Deborah Imse, the executive director of Multifamily Northwest, an industry association that represents apartment and rental homeowners, agrees that people who’ve been incarcerated need better access to rental housing.

But she believes Eudaly’s ordinance takes away too much discretion from landlords, who have an obligation to protect their tenants. She points out Oregon has more than 400 different misdemeanors.

“That includes all kinds of sex offense, theft, arson,” she said. “I believe that somebody, a senior citizen, of a vulnerable population are not going to think that somebody with some of those offenses are moving in next door to you.”

Imse says the ordinance is so complex, most landlords will need to consult an attorney if they want to use screening criteria that are more restrictive than the seven- and three-year thresholds.

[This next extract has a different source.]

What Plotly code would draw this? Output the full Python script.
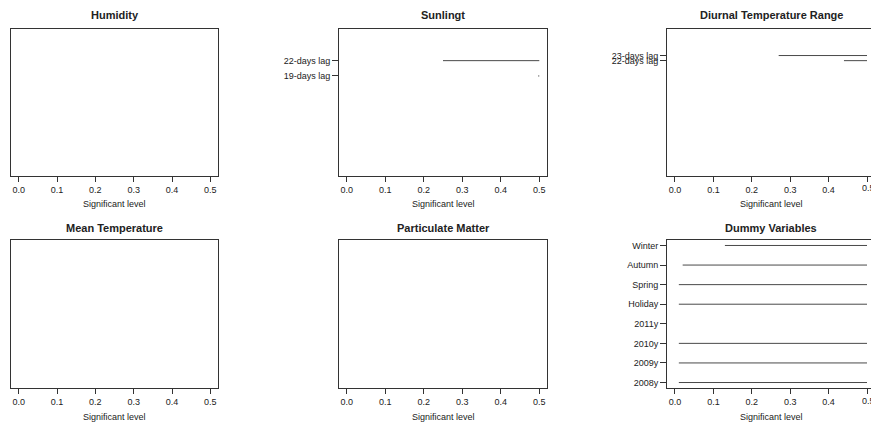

She said landlords are selling their properties in response to the increasing regulation of the rental market.

“If you begin to make things so complicated that somebody can’t be a housing provider unless they hire a professional to do it, folks are going to leave,” she said.

Groups providing subsidized affordable housing have also pointed out the complexity of the new proposal and asked the city council to make funding available to train managers and property owners on how to implement it.

Back at the offices of Portland Homeless Family Solutions, Dana Schlappie and her housing caseworker work on an appeal letter, asking Income Property Management to reconsider its decision to deny her rental application.

Schlappie was 25 when she was arrested on drug dealing charges. She’s 42 now. She says her boyfriend at the time was the dealer, and she got caught up in his arrest.

“I think it’s changed me, into a better person, and who I surround myself by, from that mistake from years ago,” she said.

Court records show that Schlappie spent three weeks in jail and paid a $1,000 fine. Her parole ended a year early, for good behavior. She hasn’t been charged with other felonies since then.

The proposal to place new limits on the criteria landlords use to screen their tenants will be up for debate in the City Council this week. The council will hear public testimony on Thursday, which could be followed by a vote.

Just this week, Schlappie's appeal was granted. She was accepted for a two-bedroom apartment.